Defendants' second counterclaim in essence seeks affirmance of state court judgments of forfeiture. For the same reasons given in my discussion of the Rooker-Feldman doctrine above, this claim must be dismissed for lack of subject matter jurisdiction.
Defendants' third, fourth, fifth, and sixth claims seek damages for plaintiff's alleged breach of its state law statutory and contractual duties in that it failed to produce its bonded principals or to pay the judgments of forfeiture. Defendants have already obtained judgments of forfeiture against plaintiff on these very grounds in state court. Under the New York doctrine of double recovery, defendants are precluded from bringing claims seeking a second recovery for the same injury. Zarcone v. Perry, 78 A.D.2d 70, 434 N.Y.S.2d 437, 443-44 (App.Div. 1980), aff'd, 54 N.Y.2d 1028 (1981), cert. denied, 456 U.S. 979, 102 S.Ct. 2248, 72 L.Ed.2d 855 (1982). Accordingly, these counterclaims are dismissed with prejudice.

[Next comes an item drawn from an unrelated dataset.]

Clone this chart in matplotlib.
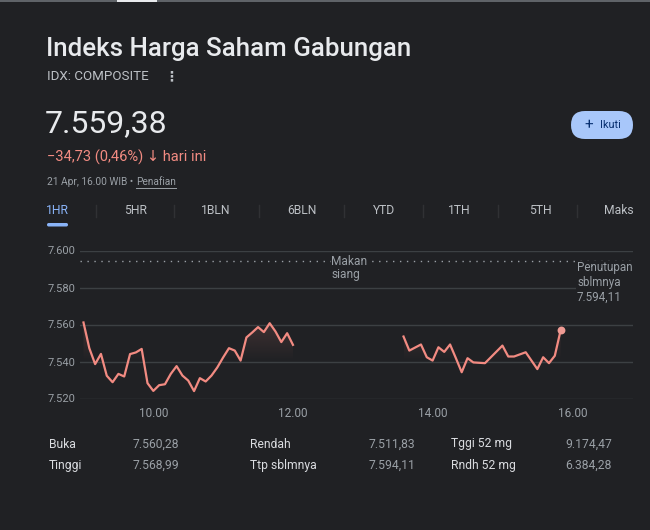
import matplotlib
matplotlib.use("Agg")
import matplotlib.pyplot as plt
import numpy as np
from matplotlib.patches import FancyBboxPatch, Rectangle
from matplotlib.path import Path
from matplotlib.patches import PathPatch

# data
pagi_jam = ["09:00", "09:05", "09:10", "09:15", "09:20", "09:25", "09:30", "09:35", "09:40",
            "09:45", "09:50", "09:55", "10:00", "10:05", "10:10", "10:15", "10:20", "10:25",
            "10:30", "10:35", "10:40", "10:45", "10:50", "10:55", "11:00", "11:05", "11:10",
            "11:15", "11:20", "11:25", "11:30", "11:35", "11:40", "11:45", "11:50", "11:55", "12:00"]
pagi_nilai = [7561.1, 7547.2, 7538.6, 7544.1, 7532.3, 7528.8, 7533.3, 7531.9, 7544.0,
              7544.9, 7546.8, 7528.3, 7524.1, 7527.2, 7527.7, 7533.3, 7537.5, 7532.4,
              7529.7, 7524.0, 7531.0, 7529.2, 7532.4, 7536.8, 7542.2, 7547.2, 7545.9,
              7540.5, 7553.0, 7555.7, 7558.6, 7555.9, 7560.7, 7556.2, 7550.5, 7555.3, 7549.0]
siang_jam = ["13:35", "13:40", "13:50", "13:55", "14:00", "14:05", "14:10", "14:15", "14:20",
             "14:25", "14:30", "14:35", "14:45", "15:00", "15:05", "15:10", "15:20", "15:30",
             "15:35", "15:40", "15:45", "15:50"]
siang_nilai = [7553.5, 7545.9, 7549.2, 7542.3, 7540.5, 7547.7, 7545.2, 7549.2, 7541.8,
               7534.2, 7541.8, 7539.5, 7539.1, 7548.6, 7542.7, 7542.7, 7545.0, 7535.9,
               7542.3, 7539.1, 7543.1, 7556.8]
tutup_kemarin = 7594.11
y_ticks = [7520, 7540, 7560, 7580, 7600]
y_labels = ["7.520", "7.540", "7.560", "7.580", "7.600"]
x_ticks = [10, 12, 14, 16]
x_labels = ["10.00", "12.00", "14.00", "16.00"]
tabs = ["1HR", "5HR", "1BLN", "6BLN", "YTD", "1TH", "5TH", "Maks"]
stat_kiri = [("Buka", "7.560,28"), ("Tinggi", "7.568,99")]
stat_tengah = [("Rendah", "7.511,83"), ("Ttp sblmnya", "7.594,11")]
stat_kanan = [("Tggi 52 mg", "9.174,47"), ("Rndh 52 mg", "6.384,28")]

BG = "#202124"
MERAH = "#f28b82"
ABU = "#9aa0a6"
PUTIH = "#e8eaed"
FONT = ["Roboto", "DejaVu Sans"]
plt.rcParams["font.family"] = FONT


def jam(s):
    h, m = s.split(":")
    return int(h) + int(m) / 60


W, H = 650, 530
fig = plt.figure(figsize=(6.5, 5.3), dpi=100, facecolor=BG)

# chart
ax = fig.add_axes([80 / W, 1 - 398.5 / H, 553 / W, 148 / H], facecolor=BG)
for s in ax.spines.values():
    s.set_visible(False)
for v in y_ticks:
    ax.axhline(v, color="#3c4043", lw=1, zorder=1)
ax.set_yticks(y_ticks, y_labels)
ax.set_xticks(x_ticks, x_labels)
ax.tick_params(length=0, colors=ABU, labelsize=8)
ax.tick_params(axis="y", pad=3)
ax.tick_params(axis="x", pad=6, labelsize=8.5)
ax.axhline(tutup_kemarin, color=ABU, lw=1, ls=(0, (1, 4)), zorder=2)

for jj, nn in [(pagi_jam, pagi_nilai), (siang_jam, siang_nilai)]:
    x = np.array([jam(s) for s in jj])
    y = np.array(nn)
    verts = list(zip(x, y)) + [(x[-1], 7520), (x[0], 7520)]
    clip = PathPatch(Path(verts), transform=ax.transData, facecolor="none", edgecolor="none")
    ax.add_patch(clip)
    grad = np.zeros((100, 1, 4))
    grad[..., :3] = matplotlib.colors.to_rgb(MERAH)
    grad[:, 0, 3] = np.linspace(0.16, 0.0, 100)
    im = ax.imshow(grad, extent=[x[0], x[-1], 7540, 7562], origin="upper", aspect="auto", zorder=2)
    im.set_clip_path(clip)
    ax.plot(x, y, color=MERAH, lw=1.6, zorder=3, solid_joinstyle="round")
ax.set_xlim(8.95, 16.87)
ax.set_ylim(7520, 7600)
ax.scatter([jam(siang_jam[-1])], [siang_nilai[-1]], s=32, color="#ee9a93", zorder=4, lw=0)

ax.text(12.55, tutup_kemarin + 3.4, "Makan\nsiang", color=ABU, fontsize=8.6, va="top", ha="left",
        linespacing=1.0, bbox=dict(facecolor=BG, edgecolor="none", pad=0.6))

# overlay in pixel units for everything around the chart
ov = fig.add_axes([0, 0, 1, 1], facecolor="none")
ov.set_zorder(5)
ov.set_xlim(0, W)
ov.set_ylim(H, 0)
ov.axis("off")


def tulis(x, y, s, **kw):
    kw.setdefault("va", "center")
    return ov.text(x, y, s, **kw)


tulis(577, 282.5, "Penutupan\nsblmnya\n7.594,11", color=ABU, fontsize=8.4, linespacing=1.15,
      bbox=dict(facecolor=BG, edgecolor="none", pad=0.5))

# browser strip at top
ov.add_patch(Rectangle((0, 0), W, 2, color="#5f6368", lw=0))
ov.add_patch(Rectangle((117, 0), 40, 2, color="#e8eaed", lw=0))

# header
tulis(46, 49, "Indeks Harga Saham Gabungan", color=PUTIH, fontsize=18.6, fontweight="medium")
tulis(47, 77, "IDX: COMPOSITE", color="#bdc1c6", fontsize=9.6)
tulis(164, 76, "⋮", color="#bdc1c6", fontsize=10, family=["DejaVu Sans"], fontweight="bold")
tulis(45, 124, "7.559,38", color=PUTIH, fontsize=23)
tulis(47, 157, "−34,73 (0,46%) ↓ hari ini", color=MERAH, fontsize=10.5)
t1 = tulis(47, 182, "21 Apr, 16.00 WIB • ", color=ABU, fontsize=7.3)
fig.canvas.draw()
inv = ov.transData.inverted()
x_pen = inv.transform((t1.get_window_extent().x1, 0))[0]
pen = tulis(x_pen, 182, "Penafian", color=ABU, fontsize=7.3)
fig.canvas.draw()
bb = pen.get_window_extent()
(p0, _), (p1, _) = inv.transform([(bb.x0, 0), (bb.x1, 0)])
ov.plot([p0, p1], [188, 188], color=ABU, lw=0.7)

# Ikuti button
ov.add_patch(FancyBboxPatch((571, 111), 62, 28, boxstyle="round,pad=0,rounding_size=14",
                            facecolor="#a8c7fa", edgecolor="none"))
tulis(589, 125, "+", color="#062e6f", fontsize=11, ha="center")
tulis(600, 125.5, "Ikuti", color="#062e6f", fontsize=7.8)

# tabs
tab_x = [57, 136, 216, 302, 384, 459, 540, 619]
sep_x = [96, 174, 259, 344, 423, 498, 577]
for i, t in enumerate(tabs):
    tulis(tab_x[i], 211, t, ha="center", color="#8ab4f8" if i == 0 else "#bdc1c6", fontsize=8.7)
for sx in sep_x:
    ov.plot([sx, sx], [205, 217], color="#303134", lw=1)
ov.add_patch(FancyBboxPatch((47, 223), 21, 3.5, boxstyle="round,pad=0,rounding_size=1.7",
                            facecolor="#8ab4f8", edgecolor="none"))

# stats
for kol, (lx, vx, ha) in zip([stat_kiri, stat_tengah, stat_kanan],
                             [(49, 133, "left"), (250, 415, "right"), (451, 612, "right")]):
    for r, (lab, val) in enumerate(kol):
        yy = 444 + r * 21
        tulis(lx, yy, lab, color="#dadce0", fontsize=8.7)
        tulis(vx, yy, val, color=ABU, fontsize=8.7, ha=ha)

fig.savefig("out.png", dpi=100, facecolor=BG)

For the foregoing reasons, plaintiff's first, second, fifth, sixth, seventh, eighth, ninth, and tenth claims for relief are dismissed without prejudice for lack of subject matter jurisdiction under the Rooker-Feldman doctrine. Defendants' motion for Younger abstention is denied. Plaintiff's third and fourth claims for relief are dismissed without prejudice for lack of standing. Defendants' first counterclaim is dismissed without prejudice for lack of ripeness. Defendants' second counterclaim is dismissed without prejudice for lack of subject matter jurisdiction under the Rooker-Feldman doctrine. Defendants' third, fourth, fifth, and sixth counterclaims are dismissed with prejudice under the doctrine of double recovery. I have no occasion to consider defendants' motion to amend the answer.
The Clerk is directed to enter judgment dismissing the complaint and to furnish a filed copy of the within to all parties and to the magistrate judge.